Which version of "Creatures?" If it's the Bruce Kulick - non makeup cover, then I can see the $75 price tag as it's a tough one to find. If it's the Ace Frehley makeup cover, those are more common, therefore a lesser price.
It was the Ace cover.
There’s also VU & Nico hoarders-. I think Mike from the In Groove has like 50-100 copies himself. If he made even half of those available the prices could potentially go down. There’s also other guys that just stock pile collectible records and sit on em as assets. I hate it! I buy records to listen to. Even the ones I have multiple variants of I listen to.
That’s a bummer. I hace a shop that always has great stuff and they pay you exactly fifty percent of what they’ll price it at.
Not exactly scorching hot titles! Bug everyone is entitled to their own musical tastes!
Shops like that are a dying breed and have been for many years now.
Or maybe no one actually bought it, but it was a sock-puppet or self-dealing transaction. Such things are ubiquitous in the collectibles market and have hit the vinyl market now for awhile. These things are very hard to root out and an easy game for sellers/dealers to play.
"These are the days of miracle and wonder"
Discogs Sold data can be misleading in a number of ways.

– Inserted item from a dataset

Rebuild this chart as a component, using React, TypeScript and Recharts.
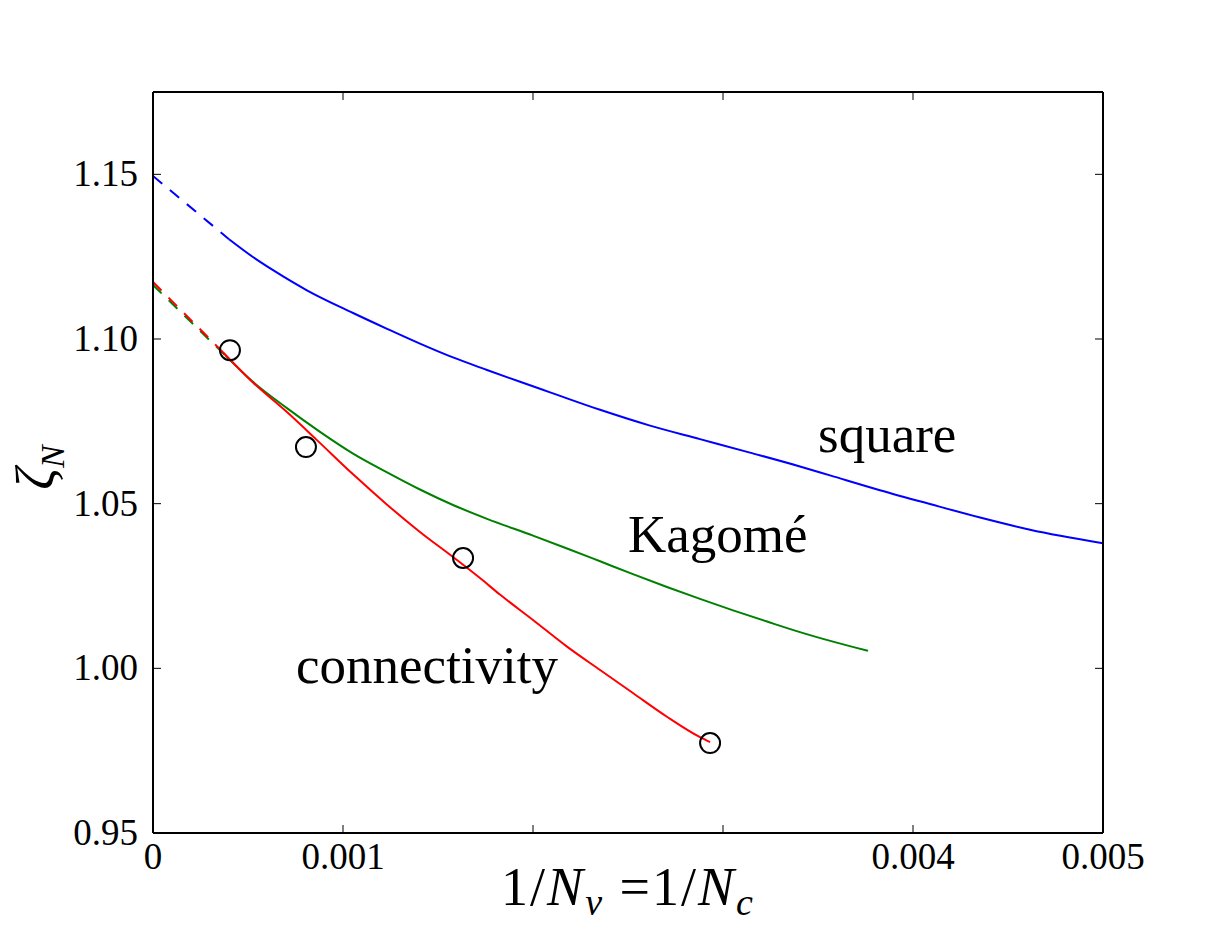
import React from 'react';
import { ComposedChart, Line, XAxis, YAxis, ReferenceDot } from 'recharts';

// ---- data ----
const xTicks = [0, 0.001, 0.002, 0.003, 0.004, 0.005];
const xTickLabels = ['0', '0.001', '', '', '0.004', '0.005'];
const yTicks = [0.95, 1.0, 1.05, 1.1, 1.15];
const yTickLabels = ['0.95', '1.00', '1.05', '1.10', '1.15'];

// square lattice
const squareX = [0.0004, 0.000526, 0.000632, 0.00081, 0.001053, 0.001232, 0.001405, 0.001579, 0.001758, 0.001932, 0.00209, 0.002353, 0.002616, 0.002879, 0.003142, 0.003405, 0.003563, 0.003826, 0.004089, 0.004353, 0.004616, 0.005];
const squareY = [1.1303, 1.1249, 1.1209, 1.1148, 1.1079, 1.1031, 1.0986, 1.0944, 1.0906, 1.087, 1.0838, 1.0785, 1.0737, 1.0696, 1.0655, 1.0613, 1.0586, 1.0541, 1.0499, 1.0458, 1.0421, 1.038];
const squareFitX = [0, 0.0004];
const squareFitY = [1.1495, 1.1303];

// Kagomé lattice
const kagomeX = [0.000379, 0.000526, 0.000705, 0.000879, 0.001053, 0.001232, 0.001405, 0.001579, 0.001758, 0.002, 0.002179, 0.002353, 0.002526, 0.002705, 0.002879, 0.003053, 0.003232, 0.003405, 0.003579, 0.003763];
const kagomeY = [1.0951, 1.087, 1.079, 1.0718, 1.0652, 1.0595, 1.0543, 1.0496, 1.0454, 1.0403, 1.0364, 1.0325, 1.0286, 1.0247, 1.0211, 1.0176, 1.0142, 1.011, 1.0081, 1.0053];
const kagomeFitX = [0, 0.000379];
const kagomeFitY = [1.1164, 1.0951];

// connectivity
const connX = [0.000368, 0.000526, 0.000705, 0.000863, 0.001053, 0.001232, 0.001405, 0.001579, 0.001721, 0.001826, 0.002, 0.002179, 0.002353, 0.002526, 0.002705, 0.002879, 0.002932];
const connY = [1.096, 1.0868, 1.0778, 1.0693, 1.0589, 1.0497, 1.0414, 1.0338, 1.0274, 1.0224, 1.0147, 1.0066, 0.9995, 0.9925, 0.9853, 0.9791, 0.9776];
const connFitX = [0, 0.000368];
const connFitY = [1.1173, 1.096];

// measured points
const pointX = [0.000405, 0.000805, 0.001632, 0.002932];
const pointY = [1.0966, 1.0672, 1.0335, 0.9773];

const zip = (xs: number[], ys: number[]) => xs.map((x, i) => ({ x, y: ys[i] }));

const squareData = zip(squareX, squareY);
const squareFit = zip(squareFitX, squareFitY);
const kagomeData = zip(kagomeX, kagomeY);
const kagomeFit = zip(kagomeFitX, kagomeFitY);
const connData = zip(connX, connY);
const connFit = zip(connFitX, connFitY);
const pointData = zip(pointX, pointY);

const FONT = '"Liberation Serif", "Times New Roman", serif';
const TICK_LEN = 8;

const BottomTick = (props: any) => {
  const { x, y, payload } = props;
  const i = xTicks.findIndex((t) => Math.abs(t - payload.value) < 1e-12);
  const label = i >= 0 ? xTickLabels[i] : '';
  return (
    <g>
      <line x1={x} y1={y} x2={x} y2={y - TICK_LEN} stroke="#000" strokeWidth={1} />
      {label && (
        <text x={x} y={y + 36} textAnchor="middle" fontFamily={FONT} fontSize={37} fill="#000">
          {label}
        </text>
      )}
    </g>
  );
};

const TopTick = (props: any) => {
  const { x, y } = props;
  return <line x1={x} y1={y} x2={x} y2={y + TICK_LEN} stroke="#000" strokeWidth={1} />;
};

const LeftTick = (props: any) => {
  const { x, y, payload } = props;
  const i = yTicks.findIndex((t) => Math.abs(t - payload.value) < 1e-9);
  const label = i >= 0 ? yTickLabels[i] : '';
  return (
    <g>
      <line x1={x} y1={y} x2={x + TICK_LEN} y2={y} stroke="#000" strokeWidth={1} />
      <text x={x - 15} y={y + 12} textAnchor="end" fontFamily={FONT} fontSize={37} fill="#000">
        {label}
      </text>
    </g>
  );
};

const RightTick = (props: any) => {
  const { x, y } = props;
  return <line x1={x} y1={y} x2={x - TICK_LEN} y2={y} stroke="#000" strokeWidth={1} />;
};

const XLabel = (props: any) => {
  const vb = props.viewBox;
  const cx = vb.x + vb.width / 2;
  const by = vb.y + 72;
  return (
    <text x={cx} y={by} textAnchor="middle" fontFamily={FONT} fontSize={54} letterSpacing={2} fill="#000">
      <tspan>1/</tspan>
      <tspan fontStyle="italic">N</tspan>
      <tspan fontStyle="italic" fontSize={38} dy={10}>v</tspan>
      <tspan dy={-10}> =1/</tspan>
      <tspan fontStyle="italic">N</tspan>
      <tspan fontStyle="italic" fontSize={38} dy={10}>c</tspan>
    </text>
  );
};

const YLabel = (props: any) => {
  const vb = props.viewBox;
  const bx = vb.x + 54;
  const cy = vb.y + vb.height / 2 + 5;
  return (
    <text
      x={bx}
      y={cy}
      transform={`rotate(-90, ${bx}, ${cy})`}
      textAnchor="middle"
      fontFamily={FONT}
      fontSize={54}
      fill="#000"
    >
      <tspan fontStyle="italic">ζ</tspan>
      <tspan fontStyle="italic" fontSize={34} dy={10}>N</tspan>
    </text>
  );
};

const annotation = (text: string) => (props: any) => {
  const vb = props.viewBox;
  return (
    <text x={vb.x} y={vb.y} textAnchor="start" fontFamily={FONT} fontSize={53} fill="#000">
      {text}
    </text>
  );
};

const OpenCircle = (props: any) => {
  const { cx, cy } = props;
  if (cx == null || cy == null) return null;
  return <circle cx={cx} cy={cy} r={10} fill="none" stroke="#000" strokeWidth={2} />;
};

export default function App() {
  return (
    <div style={{ position: 'absolute', left: 0, top: 0, width: 1227, height: 927, background: '#fff' }}>
      <ComposedChart
        width={1227}
        height={927}
        margin={{ top: 91, right: 123, bottom: 0, left: 0 }}
      >
        <XAxis
          xAxisId="b"
          dataKey="x"
          type="number"
          domain={[0, 0.005]}
          ticks={xTicks}
          interval={0}
          allowDataOverflow
          height={94}
          tickSize={0}
          tickMargin={0}
          tickLine={false}
          axisLine={{ stroke: '#000', strokeWidth: 2 }}
          tick={<BottomTick />}
          label={<XLabel />}
        />
        <XAxis
          xAxisId="t"
          orientation="top"
          dataKey="x"
          type="number"
          domain={[0, 0.005]}
          ticks={xTicks}
          interval={0}
          allowDataOverflow
          height={1}
          tickSize={0}
          tickMargin={0}
          tickLine={false}
          axisLine={{ stroke: '#000', strokeWidth: 2 }}
          tick={<TopTick />}
        />
        <YAxis
          yAxisId="l"
          type="number"
          domain={[0.95, 1.175]}
          ticks={yTicks}
          interval={0}
          allowDataOverflow
          width={153}
          tickSize={0}
          tickMargin={0}
          tickLine={false}
          axisLine={{ stroke: '#000', strokeWidth: 2 }}
          tick={<LeftTick />}
          label={<YLabel />}
        />
        <YAxis
          yAxisId="r"
          orientation="right"
          type="number"
          domain={[0.95, 1.175]}
          ticks={yTicks}
          interval={0}
          allowDataOverflow
          width={1}
          tickSize={0}
          tickMargin={0}
          tickLine={false}
          axisLine={{ stroke: '#000', strokeWidth: 2 }}
          tick={<RightTick />}
        />

        {/* invisible series that binds the top and right frame axes */}
        <Line xAxisId="t" yAxisId="r" data={pointData} dataKey="y" stroke="none" dot={false} activeDot={false} isAnimationActive={false} />

        <Line xAxisId="b" yAxisId="l" data={squareFit} dataKey="y" type="linear" stroke="#0000ff" strokeWidth={2} strokeDasharray="12 10" dot={false} isAnimationActive={false} />
        <Line xAxisId="b" yAxisId="l" data={squareData} dataKey="y" type="monotone" stroke="#0000ff" strokeWidth={2} dot={false} isAnimationActive={false} />

        <Line xAxisId="b" yAxisId="l" data={kagomeFit} dataKey="y" type="linear" stroke="#008000" strokeWidth={2} strokeDasharray="12 10" dot={false} isAnimationActive={false} />
        <Line xAxisId="b" yAxisId="l" data={kagomeData} dataKey="y" type="monotone" stroke="#008000" strokeWidth={2} dot={false} isAnimationActive={false} />

        <Line xAxisId="b" yAxisId="l" data={connFit} dataKey="y" type="linear" stroke="#ff0000" strokeWidth={2} strokeDasharray="12 10" dot={false} isAnimationActive={false} />
        <Line xAxisId="b" yAxisId="l" data={connData} dataKey="y" type="monotone" stroke="#ff0000" strokeWidth={2} dot={false} isAnimationActive={false} />

        <Line xAxisId="b" yAxisId="l" data={pointData} dataKey="y" type="linear" stroke="none" dot={<OpenCircle />} activeDot={false} isAnimationActive={false} />

        <ReferenceDot xAxisId="b" yAxisId="l" x={0.0035} y={1.0657} r={0} fill="none" stroke="none" label={annotation('square')} />
        <ReferenceDot xAxisId="b" yAxisId="l" x={0.0025} y={1.0353} r={0} fill="none" stroke="none" label={annotation('Kagomé')} />
        <ReferenceDot xAxisId="b" yAxisId="l" x={0.000753} y={0.9955} r={0} fill="none" stroke="none" label={annotation('connectivity')} />
      </ComposedChart>
    </div>
  );
}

E.g. for a lot of common records the data doesn't go back more than a year or two, so you can't really get a sense of how much prices have gone up over the past several years. I have a theory that people might not pay so much for records if they could see that, say, five years ago a record went for half of what it goes for today, whereas if they can only see recent prices they're more inclined to think that current prices are normal. It may be subtle, but this could be part of the steadily rising used vinyl prices.
Another one for the annals of “baffling eBay sales”:
BILL EVANS TRIO Waltz For Debby RIVERSIDE OJC-210LP VG++/VG+ s | eBay
It’s at $109 with almost 24 hours to go.
Granted it’s probably the most trusted record seller on eBay and the Bill Evans OJCs have been a hot commodity for a while now and often go for high prices.
BUT, it looks to be a 21st century OJC and therefore likely digital and typically not as sought after. The Discogs median for that pressing is around $35.
Also, I had just been thinking that maybe the current Craft OJC releases might have already reduced the demand for the old OJCs somewhat; I won an auction for an original ‘85 OJC Waltz for Debby, in practically NM condition, for under $20 just a few weeks ago.
Just weirdness all around.
Don’t get me started on UA Blue Note reissues from the 70’s. Even ones without a RVG stamp are climbing in price. When I was hunting for a copy of Art Blakey’s Mosaic there was a seller selling a ‘78 White B reissue for $78 dollars and wouldn’t budge sub $64. At that rate I bought a Liberty Reissue for the same price. Just nuts.
Anything semi-desirable is going to have these kind of inflated prices on Discogs or eBay buy it now, unless you get really lucky and happen to be searching just at the moment when some kind soul (or someone who doesn’t know better) puts something up for a bargain price. It does happen, but it’s more down to luck than anything else, since good deals don’t stay up for more than a few hours or a day maybe.
OTOH Ive done pretty well with eBay auctions the past couple years. Still not cheap by historical standards, but things can be found for good deals if you’re patient.
I know! Those 70’s Blue label represses used to be my bread and butters. They’re AAA and sound fantastic to my ears and 10-20x cheaper than originals. I think people are finally catching on to these great substitutes.